Sunday, April 14, 2019

Why Artists Should Care About @AGSNYT: How The Times Thinks About Privacy | MUSIC • TECHNOLOGY • POLICY

The New York Times has started “The Privacy Project” and kicks off the story correctly with an introspective opinion piece from the boss, A.G. Sulzberger.  We should do the same.

Over the past few years, The New York Times has reported aggressively on the erosion of digital privacy, bringing information to light about the exploitation of personal data that Facebook amassed on its users, about companies buying and selling children’s data, and about phone apps secretly tracking users’ every movement. That reporting helped spur global debate about how society should protect privacy in digital spaces.

Yet all of this journalism was paid for, in part, by The Times’s engaging in the type of collecting, using and sharing of reader data that we sometimes report on. As with a politician railing against high drug prices while accepting campaign donations from big pharma, a news organization cannot talk about privacy on the internet without skeptical readers immediately, and rightly, examining its own practices for signs of hypocrisy. So, as we kick off The Privacy Project, I wanted to share a bit about how The Times itself approaches reader data and privacy.

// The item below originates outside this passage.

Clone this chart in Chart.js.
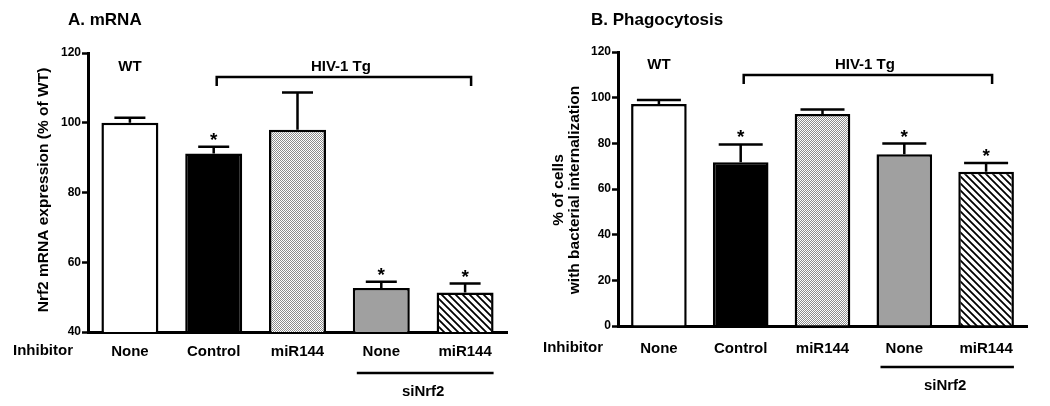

Like virtually every business on the internet, we collect, use and share data about readers. We make money by using that data to sell advertisements and subscriptions, often working with other companies like Google and Facebook, which allows us to sustain a 1,600-person news operation that reports from more than 150 countries every year.

Google, Facebook, Spotify and their fellow data lords have to a large extent got some pretty big players over a barrel:  They are all dependent to some extent on Google and Facebook’s business model built on the twin pillars of addiction and surveillance.  Artists and songwriters should think about their own role in this unhealthy cycle that feeds on human vulnerabilities and dopamine dependency.  Like the Times, artists drive fans into the waiting arms of data lords who scrape, segment and serve up behavioral data in darkness while fans are focused on content.

In the case of the Times it is content the paper creates and serves up on its own web properties.  But in the case of artists and songwriters, it is the music that the creator or their label or publisher at least ostensibly license to a platform.  And that’s a big difference, because unless that license is a statutory mandate, licenses have a term.  Statutory licenses are favored by platforms (see Music Modernization Act Title I) because the service can force creators to license their works and that license can essentially never be terminated–even iHeart got away with not paying royalties through reorganization bankruptcy followed by an IPO once those messy obligations were washed away through the courts.

Artists are very familiar with another version of this story that we fought and still fight with brand-sponsored piracy.  In that ecosystem–which still exists on a large scale–companies like Google sell advertising on pirate sites that is served against stolen music or movies and then get data served back to them through analytics tools.  (This is why I often say that it’s not that Google pays a low royalty, they actually pay a negative royalty when you take into account their profit from piracy.)

But data scraping of fans that artists drive to licensed platforms is a less frequent topic of discussion.  Like the Times, creators should start thinking about the role they play in driving fans to the clutches of the data lords.  As Mr. Sulzberger says:

The Times…maintains clear internal guidelines about how such data is collected and used. But this control is often more limited than it seems because in many cases, the news organizations that host the trackers don’t know what happens with that information once it is transferred to third parties. Those companies include major platforms like Google and Facebook, smaller companies you’ve never heard of that act as analytics providers and advertising intermediaries, and the individual companies that place individual advertisements. Readers may understandably wonder: What data do these companies have? To whom might they sell it? How might those buyers exploit it?

I ask myself those questions, too, as a publisher and as a person who uses the internet.

I suggest that it’s time to stop asking questions and start demanding answers.  We at least can try to cut them off.